1.) The Patriots and Saints will want to get deals done comparatively quickly: Both the Patriots and the Saints will likely prefer getting deals done before those years left on the contracts void on March 18, 4:00pm. Being able to do that would mean that New England keeps Brady’s (for all intents and purposes dead) salary cap hits in 2020 and 2021 at a comparatively manageable $6.75 million each; New Orleans would have Brees’ at $15.9 million and $5.4 million, respectively. Both teams therefore have incentive to get deals done rather quickly.

2.) The Patriots and Saints could again try to copy each other: As noted above, New England essentially used the Saints’ re-worked contract with Brees — the team converted $16.2 million of his deal into a fully guaranteed bonus in March while tagging on another year to spread out the cap hit — as a blueprint for the Brady deal that was done last August. In case one of the teams is able to bring its quarterback back earlier than March 18, expect the other to take a close look at how it is structured in terms of guarantees and length.

After all, both Brady and Brees are in similar albeit not exactly the same situations: both are in their 40s and there is virtually no precedent of quarterbacks being able to play winning football at this age. Brady, two years Brees’ senior, is the best the Saints can work with as a comparison but the Patriots are entering uncharted territory — no player in league history has successfully performed at the position at age 43 and beyond.

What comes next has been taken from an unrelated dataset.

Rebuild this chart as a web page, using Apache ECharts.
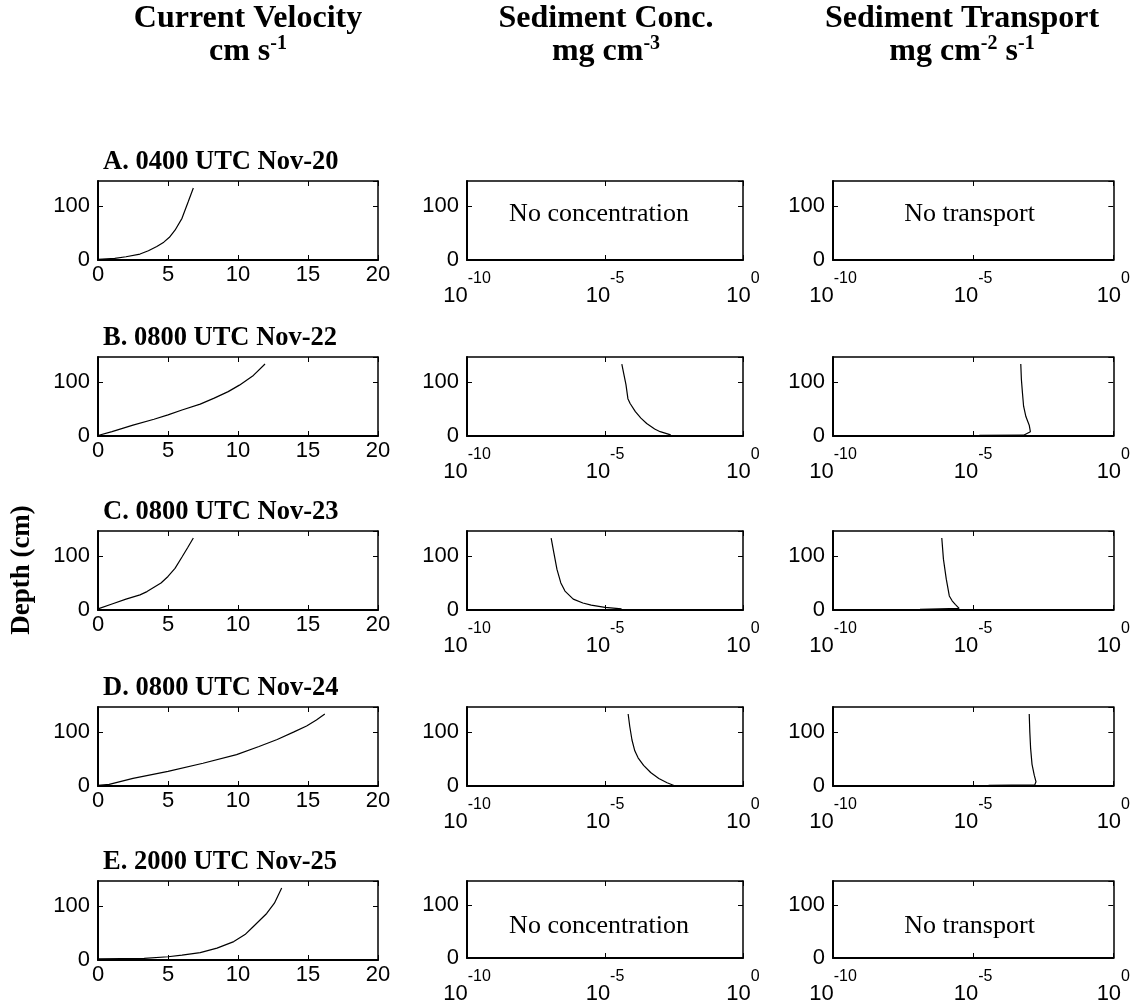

From a purely contractual perspective, however, one of the two teams will take the first step and the other will likely keep a close eye on it. Corry does not predict that it will necessarily be the Saints, but he expects them to reach an “agreement [...] a day or two before the current league year ends so the Saints can avoid a $21.3 million cap charge from Brees’ dummy contract years voiding,” as was already noted above.

If this happens, and the Patriots have not yet reached a deal with Brady, they will analyze the deal’s structure carefully and maybe try to build something similar with their own superstar passer. The big question is how this deal would then look like, however, and if the future Hall of Famer would be willing to sign it — especially if the team wants to take more of a year-to-year approach versus Brady’s wish to get more long-term stability.

As with all negotiations, a middle ground satisfying to both parties will need to be found for success. The Saints could again provide a blueprint for the Patriots — or vice versa — just like they did in the past. It might be the use of more void years, or the rarely applied player option for future seasons but whatever it is both New England and New Orleans are operating without a road map and might use each other to advance forward.